Pour tenter de renforcer les rangs, une délégation d'Assyriens irakiens s'est rendue au Liban rencontrer les Forces libanaises (FL), la principale milice chrétienne durant la guerre civile au Liban (1975-1990), a indiqué une source au sein des FL à l'AFP. Samir Geagea, le chef des FL, a affirmé que son parti était prêt à « soutenir toute décision prise par les chrétiens d'Irak » pour rester dans ce pays, selon cette source.
La création de « brigades » chrétiennes en Irak rappelle en outre l'engagement des Assyriens en Syrie voisine, où ils ont formé le Conseil militaire syriaque, qui se bat activement au côté du parti YPG des Kurdes syriens, pour tenter de renverser le régime.
(Pour mémoire : Dix mille chrétiens ont déposé une demande de visa au consulat de France à Erbil)

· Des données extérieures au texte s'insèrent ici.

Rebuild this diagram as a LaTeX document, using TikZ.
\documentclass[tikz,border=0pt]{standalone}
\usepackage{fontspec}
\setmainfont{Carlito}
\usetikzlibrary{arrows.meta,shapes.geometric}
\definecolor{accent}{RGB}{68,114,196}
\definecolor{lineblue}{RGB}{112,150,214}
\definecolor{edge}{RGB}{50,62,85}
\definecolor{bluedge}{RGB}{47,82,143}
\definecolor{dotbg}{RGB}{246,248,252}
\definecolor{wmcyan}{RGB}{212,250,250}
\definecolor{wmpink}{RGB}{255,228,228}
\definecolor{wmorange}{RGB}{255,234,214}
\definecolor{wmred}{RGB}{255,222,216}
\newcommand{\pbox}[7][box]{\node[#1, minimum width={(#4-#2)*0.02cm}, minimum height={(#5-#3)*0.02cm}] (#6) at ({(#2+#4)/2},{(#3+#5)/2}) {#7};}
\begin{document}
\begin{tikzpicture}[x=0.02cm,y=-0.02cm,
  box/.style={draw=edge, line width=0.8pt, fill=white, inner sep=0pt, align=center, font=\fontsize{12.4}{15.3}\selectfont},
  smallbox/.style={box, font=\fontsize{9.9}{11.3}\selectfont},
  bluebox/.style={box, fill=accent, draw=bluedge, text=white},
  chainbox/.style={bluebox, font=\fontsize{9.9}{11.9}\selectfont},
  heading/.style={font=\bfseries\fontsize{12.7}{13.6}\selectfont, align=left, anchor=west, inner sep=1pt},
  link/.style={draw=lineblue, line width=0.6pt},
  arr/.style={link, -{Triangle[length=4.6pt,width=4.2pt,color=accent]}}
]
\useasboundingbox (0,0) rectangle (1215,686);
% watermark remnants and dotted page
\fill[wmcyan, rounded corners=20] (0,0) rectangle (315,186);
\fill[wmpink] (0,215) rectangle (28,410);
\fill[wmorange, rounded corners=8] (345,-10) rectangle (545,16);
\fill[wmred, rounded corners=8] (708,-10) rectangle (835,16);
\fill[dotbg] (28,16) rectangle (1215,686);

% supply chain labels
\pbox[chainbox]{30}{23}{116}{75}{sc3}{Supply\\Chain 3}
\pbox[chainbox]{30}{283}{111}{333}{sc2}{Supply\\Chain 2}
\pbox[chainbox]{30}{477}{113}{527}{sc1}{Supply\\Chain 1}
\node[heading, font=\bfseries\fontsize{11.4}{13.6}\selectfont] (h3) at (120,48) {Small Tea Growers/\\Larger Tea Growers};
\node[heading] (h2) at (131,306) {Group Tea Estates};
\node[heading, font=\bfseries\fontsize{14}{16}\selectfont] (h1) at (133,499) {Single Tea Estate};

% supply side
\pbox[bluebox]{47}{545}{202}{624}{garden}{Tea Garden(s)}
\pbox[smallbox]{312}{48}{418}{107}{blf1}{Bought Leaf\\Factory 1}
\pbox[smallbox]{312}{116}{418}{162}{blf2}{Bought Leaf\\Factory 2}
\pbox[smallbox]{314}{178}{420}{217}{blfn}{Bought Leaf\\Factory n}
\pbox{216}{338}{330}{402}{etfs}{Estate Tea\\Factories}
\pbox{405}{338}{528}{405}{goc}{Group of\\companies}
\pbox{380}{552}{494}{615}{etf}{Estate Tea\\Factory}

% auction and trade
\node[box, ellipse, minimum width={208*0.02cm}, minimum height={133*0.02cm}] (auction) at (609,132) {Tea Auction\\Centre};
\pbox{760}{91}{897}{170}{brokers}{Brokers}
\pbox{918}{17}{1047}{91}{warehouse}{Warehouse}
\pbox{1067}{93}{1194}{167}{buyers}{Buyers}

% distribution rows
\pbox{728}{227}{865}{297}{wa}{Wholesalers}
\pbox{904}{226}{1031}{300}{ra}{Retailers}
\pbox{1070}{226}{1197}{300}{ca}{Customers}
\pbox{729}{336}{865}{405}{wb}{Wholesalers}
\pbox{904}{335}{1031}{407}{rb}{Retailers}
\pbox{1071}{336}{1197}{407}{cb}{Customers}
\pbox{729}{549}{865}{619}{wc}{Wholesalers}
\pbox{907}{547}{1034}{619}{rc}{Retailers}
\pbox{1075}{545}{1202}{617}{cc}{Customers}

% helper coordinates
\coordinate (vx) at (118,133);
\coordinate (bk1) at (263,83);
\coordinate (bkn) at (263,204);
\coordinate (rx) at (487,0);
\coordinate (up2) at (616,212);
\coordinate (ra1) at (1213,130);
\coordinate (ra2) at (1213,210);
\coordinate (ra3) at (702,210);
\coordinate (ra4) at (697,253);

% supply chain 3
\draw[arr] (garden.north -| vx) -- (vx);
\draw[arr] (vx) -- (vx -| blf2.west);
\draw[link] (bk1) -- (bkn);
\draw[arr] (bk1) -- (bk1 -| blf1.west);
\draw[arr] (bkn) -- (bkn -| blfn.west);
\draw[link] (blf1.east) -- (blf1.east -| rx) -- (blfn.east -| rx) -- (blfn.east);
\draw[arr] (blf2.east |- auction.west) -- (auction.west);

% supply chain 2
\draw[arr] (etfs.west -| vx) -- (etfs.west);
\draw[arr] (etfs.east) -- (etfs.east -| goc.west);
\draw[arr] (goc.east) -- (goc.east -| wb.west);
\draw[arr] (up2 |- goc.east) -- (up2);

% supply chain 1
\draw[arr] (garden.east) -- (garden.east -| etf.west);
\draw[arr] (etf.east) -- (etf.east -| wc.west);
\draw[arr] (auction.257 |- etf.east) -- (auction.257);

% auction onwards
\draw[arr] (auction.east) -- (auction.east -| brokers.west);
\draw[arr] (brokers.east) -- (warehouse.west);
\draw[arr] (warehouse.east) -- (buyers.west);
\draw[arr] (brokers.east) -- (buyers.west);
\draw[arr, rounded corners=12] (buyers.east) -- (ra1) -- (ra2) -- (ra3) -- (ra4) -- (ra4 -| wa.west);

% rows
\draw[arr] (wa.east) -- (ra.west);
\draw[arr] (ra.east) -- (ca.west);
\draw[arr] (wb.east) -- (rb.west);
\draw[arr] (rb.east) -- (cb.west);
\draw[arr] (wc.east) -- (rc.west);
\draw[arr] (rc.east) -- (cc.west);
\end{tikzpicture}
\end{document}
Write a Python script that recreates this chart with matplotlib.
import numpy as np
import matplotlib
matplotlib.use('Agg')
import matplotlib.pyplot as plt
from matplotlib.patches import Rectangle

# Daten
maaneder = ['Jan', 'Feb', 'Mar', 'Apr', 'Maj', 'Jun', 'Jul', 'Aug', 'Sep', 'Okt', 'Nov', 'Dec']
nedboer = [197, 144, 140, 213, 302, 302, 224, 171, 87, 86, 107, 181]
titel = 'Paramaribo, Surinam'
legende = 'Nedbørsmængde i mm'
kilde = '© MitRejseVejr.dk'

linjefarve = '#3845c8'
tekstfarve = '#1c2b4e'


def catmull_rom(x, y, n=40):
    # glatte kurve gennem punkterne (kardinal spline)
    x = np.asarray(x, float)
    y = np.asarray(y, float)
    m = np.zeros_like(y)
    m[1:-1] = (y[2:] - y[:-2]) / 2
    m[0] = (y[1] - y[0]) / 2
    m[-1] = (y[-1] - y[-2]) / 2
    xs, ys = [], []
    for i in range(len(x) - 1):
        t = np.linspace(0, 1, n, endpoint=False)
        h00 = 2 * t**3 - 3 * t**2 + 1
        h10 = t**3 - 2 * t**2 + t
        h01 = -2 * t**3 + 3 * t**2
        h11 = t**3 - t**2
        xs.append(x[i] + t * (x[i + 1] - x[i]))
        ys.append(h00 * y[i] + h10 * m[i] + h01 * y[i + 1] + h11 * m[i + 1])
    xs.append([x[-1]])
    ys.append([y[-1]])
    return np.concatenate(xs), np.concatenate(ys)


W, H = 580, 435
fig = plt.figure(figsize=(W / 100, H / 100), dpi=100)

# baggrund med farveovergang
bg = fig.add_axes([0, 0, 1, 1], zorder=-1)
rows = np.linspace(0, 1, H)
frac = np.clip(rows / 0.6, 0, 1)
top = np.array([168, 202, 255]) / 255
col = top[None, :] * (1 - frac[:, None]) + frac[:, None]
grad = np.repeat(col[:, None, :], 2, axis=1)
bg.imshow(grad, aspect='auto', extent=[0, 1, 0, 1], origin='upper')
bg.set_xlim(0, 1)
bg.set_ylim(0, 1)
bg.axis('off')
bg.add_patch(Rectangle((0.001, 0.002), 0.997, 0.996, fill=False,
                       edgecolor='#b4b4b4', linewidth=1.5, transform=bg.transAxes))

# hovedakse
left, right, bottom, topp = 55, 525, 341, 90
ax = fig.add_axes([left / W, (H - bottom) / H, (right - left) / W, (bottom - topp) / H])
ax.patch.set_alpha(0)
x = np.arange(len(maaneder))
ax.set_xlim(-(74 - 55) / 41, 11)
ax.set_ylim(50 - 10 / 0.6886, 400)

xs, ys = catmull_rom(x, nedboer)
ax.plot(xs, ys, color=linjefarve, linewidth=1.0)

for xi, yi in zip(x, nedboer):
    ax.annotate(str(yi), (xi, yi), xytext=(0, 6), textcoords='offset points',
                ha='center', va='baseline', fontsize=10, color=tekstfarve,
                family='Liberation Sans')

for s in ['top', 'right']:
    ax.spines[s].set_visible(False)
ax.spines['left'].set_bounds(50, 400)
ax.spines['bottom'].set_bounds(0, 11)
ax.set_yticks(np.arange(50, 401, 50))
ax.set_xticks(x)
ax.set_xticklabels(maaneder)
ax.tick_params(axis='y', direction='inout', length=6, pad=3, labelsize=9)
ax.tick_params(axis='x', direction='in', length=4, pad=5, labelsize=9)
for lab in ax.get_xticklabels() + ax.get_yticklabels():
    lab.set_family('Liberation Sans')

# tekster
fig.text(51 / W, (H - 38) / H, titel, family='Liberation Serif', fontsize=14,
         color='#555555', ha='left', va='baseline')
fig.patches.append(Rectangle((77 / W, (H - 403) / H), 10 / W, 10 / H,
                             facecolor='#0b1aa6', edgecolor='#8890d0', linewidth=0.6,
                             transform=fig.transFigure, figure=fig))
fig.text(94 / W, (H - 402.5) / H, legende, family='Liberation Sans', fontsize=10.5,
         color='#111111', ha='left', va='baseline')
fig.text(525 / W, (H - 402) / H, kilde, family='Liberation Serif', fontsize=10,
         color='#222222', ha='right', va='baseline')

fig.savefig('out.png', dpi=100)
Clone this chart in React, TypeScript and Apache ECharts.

À quelques kilomètres de Sharafya se trouve la ville chrétienne d'al-Qosh, posée à flanc de montagne, à l'ombre du monastère Rabban Hermizd. Aucun membre de l'EI n'y a posé un pied, mais la population a fui début août, quand les jihadistes se sont emparés de plusieurs villages en contrebas.
Au milieu des rues désertes, impossible de rater le bâtiment du Mouvement démocratique assyrien. Son violet (la couleur du parti) tranche avec la couche de sable qui recouvre une grande partie de la région. À l'intérieur du bâtiment, des hommes en uniforme, armes aux pieds, sont assis autour de thés fumants. Ils sont tous chrétiens, civils dans leur immense majorité, et ont décidé de rester pour défendre al-Qosh. À peine assis, leurs voix se mêlent les unes aux autres dans une litanie d'où ressort la même chose : si nous sommes là, c'est parce que les forces kurdes nous ont abandonnés.
Le récit est pareil : dans la nuit du 6 au 7 août, quand les jihadistes ont avancé vers les villages, les peshmergas sont partis, sans prévenir la population. « Ils ont laissé les hommes du village seuls », accuse Athra Kado. « Deux jours avant, ils nous avaient dit que nous n'avions pas besoin d'armes, qu'ils nous défendraient », renchérit un de ses compagnons. « Les Kurdes ne nous ont pas protégés, le gouvernement irakien ne nous a pas protégés », lance un troisième. Une centaine d'hommes en tout patrouillent de jour et restent alertes la nuit. Pourtant des peshmergas sont revenus et gardent désormais l'entrée du village. Mais « peut-être qu'ils vont fuir à nouveau, alors on reste », dit Athra Kado.